*WHAT IS BEING ASKED*. Beginning with the first line, set down every line through the one containing "10, 11, 12];", exactly as it appears, but not the pictures.

::::

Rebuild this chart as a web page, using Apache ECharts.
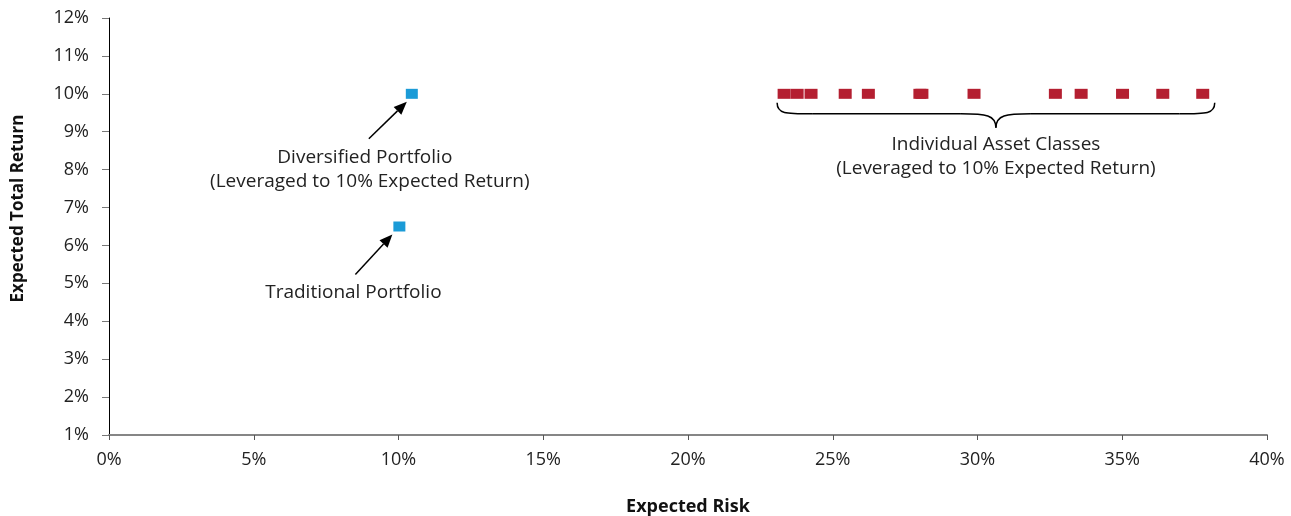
<!DOCTYPE html>
<html><head><meta charset="utf-8">
<script src="https://cdn.jsdelivr.net/npm/echarts@6/dist/echarts.min.js"></script>
<style>html,body{margin:0;padding:0;background:#fff}#c{width:1291px;height:516px}</style>
</head><body><div id="c"></div>
<script>
// Data (percent units)
const assetRisk = [23.32, 23.77, 24.25, 25.43, 26.23, 28.01, 28.08, 29.88, 32.69, 33.58, 35.01, 36.40, 37.78];
const assetReturn = [10, 10, 10, 10, 10, 10, 10, 10, 10, 10, 10, 10, 10];
const portfolioNames = ['Diversified Portfolio', 'Traditional Portfolio'];
const portfolioRisk = [10.46, 10.03];
const portfolioReturn = [10.0, 6.5];
const xTicks = [0, 5, 10, 15, 20, 25, 30, 35, 40];
const yTicks = [1, 2, 3, 4, 5, 6, 7, 8, 9, 10, 11, 12];

(function () {
const FONT = 'Open Sans';
const chart = echarts.init(document.getElementById('c'), null, {renderer: 'canvas'});
const option = {
  animation: false,
  backgroundColor: '#fff',
  grid: {left: 109, right: 24, top: 18, bottom: 81, containLabel: false, outerBoundsMode: 'none'},
  xAxis: {
    type: 'value', min: xTicks[0], max: xTicks[xTicks.length - 1], interval: 5,
    name: 'Expected Risk', nameLocation: 'middle', nameGap: 63,
    nameTextStyle: {fontFamily: FONT, fontWeight: 'bold', fontSize: 18, color: '#111'},
    axisLine: {lineStyle: {color: '#868686', width: 2}},
    axisTick: {show: true, length: 5, lineStyle: {color: '#555', width: 1}},
    axisLabel: {formatter: '{value}%', fontFamily: FONT, fontSize: 18, color: '#222', margin: 16},
    splitLine: {show: false}
  },
  yAxis: {
    type: 'value', min: yTicks[0], max: yTicks[yTicks.length - 1], interval: 1,
    axisLine: {show: true, lineStyle: {color: '#000', width: 1}},
    axisTick: {show: true, length: 7, lineStyle: {color: '#777', width: 1}},
    axisLabel: {formatter: '{value}%', fontFamily: FONT, fontSize: 18, color: '#222', margin: 20},
    splitLine: {show: false}
  },
  series: [
    {
      name: 'Individual Asset Classes', type: 'scatter', symbol: 'rect', symbolSize: [13, 10],
      itemStyle: {color: '#B41F31', opacity: 1},
      data: assetRisk.map((r, i) => [r, assetReturn[i]])
    },
    {
      name: 'Portfolios', type: 'scatter', symbol: 'rect', symbolSize: [12, 10],
      itemStyle: {color: '#1B9BD7', opacity: 1},
      data: portfolioRisk.map((r, i) => ({name: portfolioNames[i], value: [r, portfolioReturn[i]]}))
    }
  ]
};
chart.setOption(option);

function px(x, y) { return chart.convertToPixel({gridIndex: 0}, [x, y]); }
function arrow(tail, head) {
  const dx = head[0] - tail[0], dy = head[1] - tail[1];
  const len = Math.hypot(dx, dy), ux = dx / len, uy = dy / len;
  const hl = 13, hw = 5.5;
  const bx = head[0] - ux * hl, by = head[1] - uy * hl;
  return [
    {type: 'line', shape: {x1: tail[0], y1: tail[1], x2: bx, y2: by}, style: {stroke: '#000', lineWidth: 1.5}},
    {type: 'polygon', shape: {points: [head, [bx - uy * hw, by + ux * hw], [bx + uy * hw, by - ux * hw]]}, style: {fill: '#000'}}
  ];
}
function text(x, y, s) {
  return {type: 'text', x: x, y: y, style: {text: s, fontFamily: FONT, fontSize: 19, fill: '#222', align: 'center', verticalAlign: 'middle'}};
}
function bez(p1, c1, c2, p2) {
  return {type: 'bezierCurve', shape: {x1: p1[0], y1: p1[1], cpx1: c1[0], cpy1: c1[1], cpx2: c2[0], cpy2: c2[1], x2: p2[0], y2: p2[1]},
    style: {stroke: '#000', lineWidth: 1.5, fill: null}};
}
function seg(p1, p2) {
  return {type: 'line', shape: {x1: p1[0], y1: p1[1], x2: p2[0], y2: p2[1]}, style: {stroke: '#000', lineWidth: 1.5}};
}
const g = [];
// Y-axis title (placed as in the reference, slightly above the plot centre)
const yTop = px(0, yTicks[yTicks.length - 1]), yBot = px(0, yTicks[0]);
g.push({type: 'text', x: 18, y: (yTop[1] + yBot[1]) / 2 - 18, rotation: Math.PI / 2,
  style: {text: 'Expected Total Return', fontFamily: FONT, fontWeight: 'bold', fontSize: 17, fill: '#111', align: 'center', verticalAlign: 'middle'}});
const d = px(portfolioRisk[0], portfolioReturn[0]);
g.push(...arrow([d[0] - 43, d[1] + 45], [d[0] - 5, d[1] + 8]));
g.push(text(d[0] - 47, d[1] + 64, 'Diversified Portfolio'));
g.push(text(d[0] - 42, d[1] + 88, '(Leveraged to 10% Expected Return)'));
const t = px(portfolioRisk[1], portfolioReturn[1]);
g.push(...arrow([t[0] - 44, t[1] + 48], [t[0] - 7, t[1] + 8]));
g.push(text(t[0] - 46, t[1] + 66, 'Traditional Portfolio'));
const a0 = px(assetRisk[0], 10), a1 = px(assetRisk[assetRisk.length - 1], 10);
const bl = a0[0] - 7, br = a1[0] + 12, bt = a0[1] + 9, bm = bt + 11, tip = bt + 25;
const cx = (bl + br) / 2;
g.push(bez([bl, bt], [bl, bm], [bl + 8, bm], [bl + 35, bm]));
g.push(seg([bl + 35, bm], [cx - 35, bm]));
g.push(bez([cx - 35, bm], [cx - 10, bm], [cx, bm + 1], [cx, tip]));
g.push(bez([cx, tip], [cx, bm + 1], [cx + 10, bm], [cx + 35, bm]));
g.push(seg([cx + 35, bm], [br - 35, bm]));
g.push(bez([br - 35, bm], [br - 8, bm], [br, bm], [br, bt]));
g.push(text(cx, tip + 17, 'Individual Asset Classes'));
g.push(text(cx, tip + 41, '(Leveraged to 10% Expected Return)'));
chart.setOption({graphic: g});
})();
</script></body></html>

::::

*FINISHED TASK*.
Rebuild this chart as a web page, using Apache ECharts.
<!DOCTYPE html>
<html><head><meta charset="utf-8">
<script src="https://cdn.jsdelivr.net/npm/echarts@6/dist/echarts.min.js"></script>
<style>html,body{margin:0;padding:0;background:#fff}#c{width:1291px;height:516px}</style>
</head><body><div id="c"></div>
<script>
// Data (percent units)
const assetRisk = [23.32, 23.77, 24.25, 25.43, 26.23, 28.01, 28.08, 29.88, 32.69, 33.58, 35.01, 36.40, 37.78];
const assetReturn = [10, 10, 10, 10, 10, 10, 10, 10, 10, 10, 10, 10, 10];
const portfolioNames = ['Diversified Portfolio', 'Traditional Portfolio'];
const portfolioRisk = [10.46, 10.03];
const portfolioReturn = [10.0, 6.5];
const xTicks = [0, 5, 10, 15, 20, 25, 30, 35, 40];
const yTicks = [1, 2, 3, 4, 5, 6, 7, 8, 9, 10, 11, 12];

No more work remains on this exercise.